Apple’s iOS 13 has a number of major updates to some of its key apps with the launch this autumn.
Apple will launch an Arabic version of its app store when the tech giant releases the newest version of its operating system – iOS 13 – in the autumn.
The complete user interface of the app store will be in Arabic, with users able to type from right to left as they search for apps and launch updates.
The new Arabic version of the app store is available to developers today, with the release of a new version of iOS 13 public beta, which is the testing phase for the operating system. The full version will be released to all users in the autumn.
Apple’s iOS 13 has a number of major updates to some of its key apps, with significant tweaks to both the iPad and Watch operating systems, as well as changes to how apps access users’ data.
In the apps, there’s an overhaul to the Reminders, making it easier to create reminders with smart lists – making it quite competitive with existing to-do-list programmes.
Apple will introduce what it calls QuickPath Typing, which allows users to swipe from one letter to the next without lifting your finger to enter a word. It’s a feature that has been available on Apple devices through third-party apps like Swiftkey, the feature will not record any of the data typed.
In a significant change to privacy, ‘Sign-in with Apple’ will allow users to create sign in for apps and control what information is given to the app. The new feature allows users to sign in to apps and websites with the Apple ID, create a unique email address that forwards messages to your real one – thereby keeping your email address private.
The video editing function will get a major overhaul, with photo editing features now available for videos. This includes being able to rotate a video (if you happen to record in portrait orientation lock mode). You can also test various effects in preview mode and stitch together live photos (taken in succession) into one video.
With the iPad OS update (now its own operating system), the homepage has changed to have pinned widgets on one side, with the app icons squeezed in tighter.
The update allows for a swipe from the right to access other apps, as well as having two versions of the same app open – handy for two Microsoft Word apps side by side, for example.
There are new gestures available too for cutting and pasting (like a grab effect), and a three-finger gesture for undo.
The files app has been updated, with better access and management options. In the most significant update, users will have native support for USB sticks – meaning you’ll be able to plug in thumb drives and access the files on the iPad.
In Safari, Apple will roll out an updated version that shows a desktop version of every website on the browser.
Apple Watch is also getting a much-needed overhaul. The biggest change is that apps can now be developed for the Watch only, doing away with the need for developers to create a separate app for the phone, all of which will work with Apple Sign-in. The Watch will also have its own app store.
With a big emphasis on health apps, the device has added a ‘Noise’ app that records one second in every five to see if the ambient noise is too loud.
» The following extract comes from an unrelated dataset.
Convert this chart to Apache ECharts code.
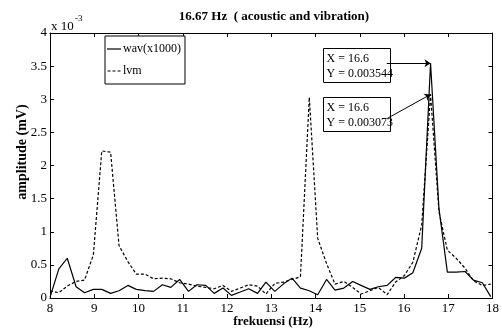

Developed in conjunction with the World Health Organisation, the app sends an alert if the noise has been too much for three minutes or more.
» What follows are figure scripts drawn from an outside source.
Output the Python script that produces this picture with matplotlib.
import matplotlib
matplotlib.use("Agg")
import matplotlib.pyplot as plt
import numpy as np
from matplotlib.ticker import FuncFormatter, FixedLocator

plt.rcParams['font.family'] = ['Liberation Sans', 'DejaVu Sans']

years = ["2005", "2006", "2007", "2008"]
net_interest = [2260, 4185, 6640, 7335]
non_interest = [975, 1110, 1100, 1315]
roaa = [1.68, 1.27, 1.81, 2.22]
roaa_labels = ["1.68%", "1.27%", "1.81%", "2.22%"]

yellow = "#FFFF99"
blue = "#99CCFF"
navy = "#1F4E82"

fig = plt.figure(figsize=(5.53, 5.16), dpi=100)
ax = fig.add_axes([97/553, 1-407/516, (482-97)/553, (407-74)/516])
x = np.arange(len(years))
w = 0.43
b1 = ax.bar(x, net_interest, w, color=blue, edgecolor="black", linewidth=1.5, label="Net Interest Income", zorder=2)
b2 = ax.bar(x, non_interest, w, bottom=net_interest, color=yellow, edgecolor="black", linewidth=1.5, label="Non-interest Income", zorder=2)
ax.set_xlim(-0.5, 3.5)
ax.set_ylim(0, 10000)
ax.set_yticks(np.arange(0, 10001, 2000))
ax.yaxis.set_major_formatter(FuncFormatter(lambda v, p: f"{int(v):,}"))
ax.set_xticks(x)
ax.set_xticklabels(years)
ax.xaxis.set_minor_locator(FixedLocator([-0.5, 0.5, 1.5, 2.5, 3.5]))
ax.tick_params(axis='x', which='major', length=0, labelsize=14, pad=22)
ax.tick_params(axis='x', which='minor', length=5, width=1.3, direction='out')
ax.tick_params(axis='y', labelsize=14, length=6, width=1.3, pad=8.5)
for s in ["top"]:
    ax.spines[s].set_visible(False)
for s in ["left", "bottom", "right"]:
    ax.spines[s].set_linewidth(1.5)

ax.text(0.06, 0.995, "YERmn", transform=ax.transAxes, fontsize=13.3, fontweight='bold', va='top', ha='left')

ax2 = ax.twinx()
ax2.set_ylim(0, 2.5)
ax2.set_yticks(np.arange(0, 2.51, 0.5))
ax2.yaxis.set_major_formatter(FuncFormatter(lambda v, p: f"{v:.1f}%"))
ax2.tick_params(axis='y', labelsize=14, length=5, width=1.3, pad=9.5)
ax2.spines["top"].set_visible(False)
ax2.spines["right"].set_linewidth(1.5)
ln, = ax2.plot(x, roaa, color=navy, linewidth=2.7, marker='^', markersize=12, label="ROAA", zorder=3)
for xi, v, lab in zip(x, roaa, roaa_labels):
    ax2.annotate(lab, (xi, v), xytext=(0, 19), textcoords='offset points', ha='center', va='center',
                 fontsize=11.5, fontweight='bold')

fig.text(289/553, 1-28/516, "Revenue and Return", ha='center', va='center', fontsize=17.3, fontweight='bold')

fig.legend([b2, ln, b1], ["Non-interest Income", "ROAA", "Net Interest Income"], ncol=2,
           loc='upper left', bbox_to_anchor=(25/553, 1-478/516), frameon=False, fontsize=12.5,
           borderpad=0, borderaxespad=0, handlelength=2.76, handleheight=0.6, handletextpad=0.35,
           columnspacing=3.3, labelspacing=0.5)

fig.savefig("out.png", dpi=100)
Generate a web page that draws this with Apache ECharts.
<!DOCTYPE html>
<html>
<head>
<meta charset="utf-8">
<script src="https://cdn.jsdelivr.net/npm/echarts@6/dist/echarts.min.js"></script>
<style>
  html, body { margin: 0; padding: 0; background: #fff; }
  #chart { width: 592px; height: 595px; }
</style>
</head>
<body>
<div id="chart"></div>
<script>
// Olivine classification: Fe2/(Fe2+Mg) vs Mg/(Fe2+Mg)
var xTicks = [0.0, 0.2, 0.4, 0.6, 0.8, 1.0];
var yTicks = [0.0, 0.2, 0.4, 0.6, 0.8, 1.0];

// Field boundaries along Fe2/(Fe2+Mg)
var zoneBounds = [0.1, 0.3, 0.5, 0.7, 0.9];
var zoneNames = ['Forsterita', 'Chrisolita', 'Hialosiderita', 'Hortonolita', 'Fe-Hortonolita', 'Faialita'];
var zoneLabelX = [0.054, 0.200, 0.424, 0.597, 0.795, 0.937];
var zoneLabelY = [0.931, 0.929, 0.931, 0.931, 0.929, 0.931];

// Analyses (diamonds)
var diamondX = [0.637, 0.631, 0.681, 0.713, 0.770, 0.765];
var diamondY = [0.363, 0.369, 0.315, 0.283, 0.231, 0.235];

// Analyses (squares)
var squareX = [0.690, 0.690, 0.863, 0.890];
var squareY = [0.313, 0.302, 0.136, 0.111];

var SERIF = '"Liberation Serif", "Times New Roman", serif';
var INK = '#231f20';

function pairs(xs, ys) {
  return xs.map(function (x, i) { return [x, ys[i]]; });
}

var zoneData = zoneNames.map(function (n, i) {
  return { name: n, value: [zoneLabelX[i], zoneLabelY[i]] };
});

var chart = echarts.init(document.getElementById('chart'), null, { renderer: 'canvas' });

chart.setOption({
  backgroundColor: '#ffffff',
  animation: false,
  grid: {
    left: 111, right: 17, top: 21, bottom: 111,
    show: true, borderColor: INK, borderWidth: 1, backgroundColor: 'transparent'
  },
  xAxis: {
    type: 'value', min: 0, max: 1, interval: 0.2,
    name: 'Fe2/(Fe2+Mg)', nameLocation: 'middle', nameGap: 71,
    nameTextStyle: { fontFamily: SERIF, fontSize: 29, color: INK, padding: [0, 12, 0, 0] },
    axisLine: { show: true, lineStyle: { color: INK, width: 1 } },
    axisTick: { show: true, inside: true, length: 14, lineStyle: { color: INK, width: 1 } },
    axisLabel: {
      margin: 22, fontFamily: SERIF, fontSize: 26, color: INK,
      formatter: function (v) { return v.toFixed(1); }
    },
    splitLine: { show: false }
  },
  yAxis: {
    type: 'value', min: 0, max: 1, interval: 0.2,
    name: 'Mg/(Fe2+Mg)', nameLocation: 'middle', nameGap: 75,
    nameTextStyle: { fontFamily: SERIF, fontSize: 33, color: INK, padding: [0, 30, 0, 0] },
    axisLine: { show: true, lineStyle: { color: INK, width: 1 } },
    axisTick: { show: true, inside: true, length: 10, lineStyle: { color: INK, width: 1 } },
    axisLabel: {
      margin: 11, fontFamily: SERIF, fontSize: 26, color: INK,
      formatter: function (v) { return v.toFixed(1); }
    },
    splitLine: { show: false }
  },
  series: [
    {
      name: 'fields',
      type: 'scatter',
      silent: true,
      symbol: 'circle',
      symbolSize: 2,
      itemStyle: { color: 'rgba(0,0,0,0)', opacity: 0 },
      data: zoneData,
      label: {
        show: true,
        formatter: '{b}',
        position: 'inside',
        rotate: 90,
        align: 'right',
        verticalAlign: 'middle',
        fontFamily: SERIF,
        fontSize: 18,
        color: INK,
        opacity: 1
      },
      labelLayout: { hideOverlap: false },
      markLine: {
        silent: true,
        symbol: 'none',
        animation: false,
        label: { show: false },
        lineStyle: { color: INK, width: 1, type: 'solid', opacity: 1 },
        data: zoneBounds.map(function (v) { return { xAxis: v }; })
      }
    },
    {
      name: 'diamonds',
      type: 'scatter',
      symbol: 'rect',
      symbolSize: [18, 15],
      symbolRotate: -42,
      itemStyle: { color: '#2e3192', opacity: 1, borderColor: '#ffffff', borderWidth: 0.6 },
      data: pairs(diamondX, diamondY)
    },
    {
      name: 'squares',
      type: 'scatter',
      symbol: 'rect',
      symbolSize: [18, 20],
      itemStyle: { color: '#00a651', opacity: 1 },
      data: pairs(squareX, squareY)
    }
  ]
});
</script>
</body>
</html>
The Activity app – the most popular app on the Watch by far – has a number of new features, including Trends, which gives users the ability to compare the previous 90 days with the year before that.
An old app to make a new appearance on the Watch is Voice Memos – Apple’s voice recorder app – with any recordings or updates saved across all devices.
Another long-standing app to make the transition to the Watch is the Calculator app. While it sounds basic enough, the app comes with a handy feature that allows users to calculate the amount of tip on a bill and divide it up if the bill is to be split among two or more people.
The Siri function gets an additional feature of being able to open webpages on the Watch.